Overall, though, Realtors are frustrated by their efforts – no matter how high-tech. Nearly 60 percent of the agents and brokers in the recent survey said the time and money they’ve put into their Web sites haven’t paid off as well as they’d hoped, Classified Intelligence reported. About 40 percent said they are “overwhelmed” by the multitude of marketing choices they have now.

What they said works best? Word-of-mouth and networking – the offline variety.

It can be difficult to make one voice stand out amid the Net noise, said Amna Kirmani, a marketing professor at the University of Maryland. But the upside is the minimal cost, she said.

Lenn Harley, broker with Rockville-based Homefinders.com, which works with buyers, believes in the power of the Internet, the source of all her business.

But she’s skeptical about much of the bells-and-whistles marketing that agents do. She thinks one-home-only Web sites, Talking Houses and the like won’t do much to attract buyers.

“Those are things that listing agents do to impress their sellers,” Harley said.

It impressed Mark Blackmon, one of Cooke’s clients. That’s because Blackmon has a background in marketing and thought the ideas made sense – and because his home in the Belvedere Square area sold in 10 days for its full asking price of $349,000.

“Having that dedicated Web site is, I think, really what ultimately helped us sell that house so quickly,” said Blackmon, who got the contract in June and moved to Indiana for a new job.

Polly Greene, the buyer, wasn’t even considering that area.

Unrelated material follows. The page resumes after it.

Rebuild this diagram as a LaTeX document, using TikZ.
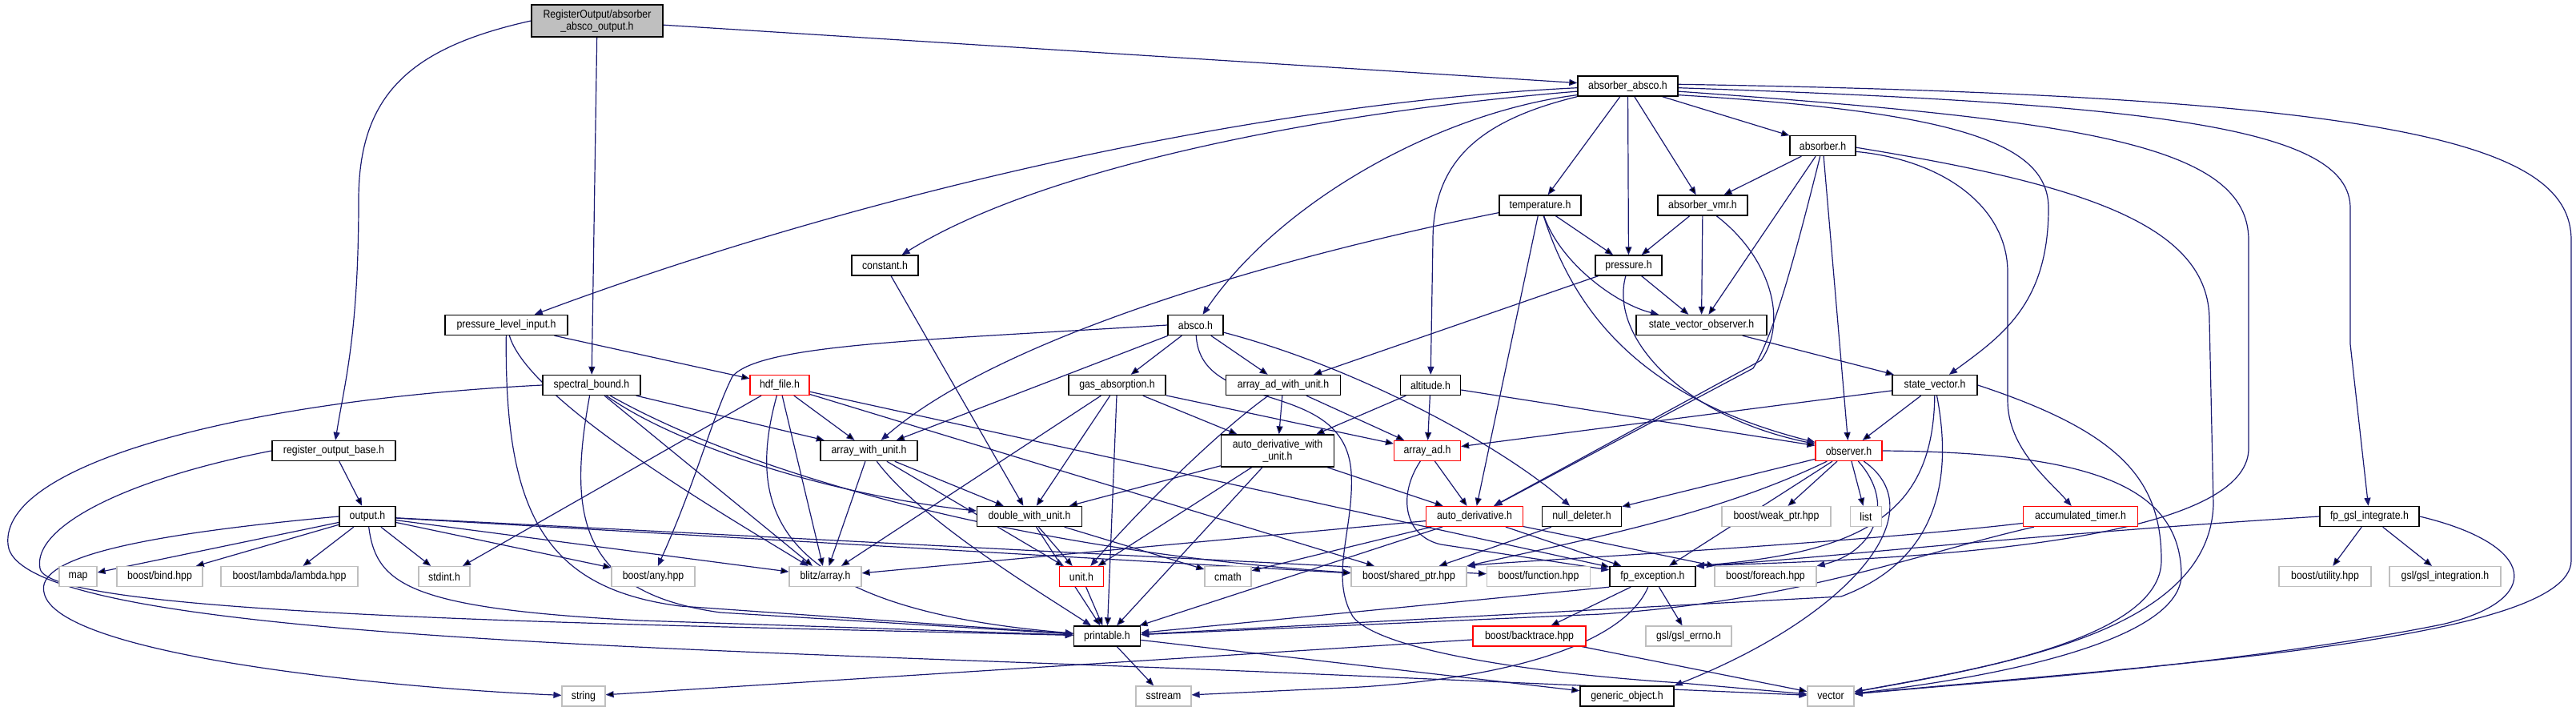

She had planned to move her family from Silver Spring to Mount Washington before her agent sent her the link to the video on that site. Realtor Lucy Volz found it on the advertising site Craigslist.

“We watched it multiple times and talked about where we’d put things – we kind of fell in love with the house before we even walked in the door, and the video made that happen,” said Greene, who works for a consulting firm. “If it had just been three or four flat photos, it might not have piqued our interest.”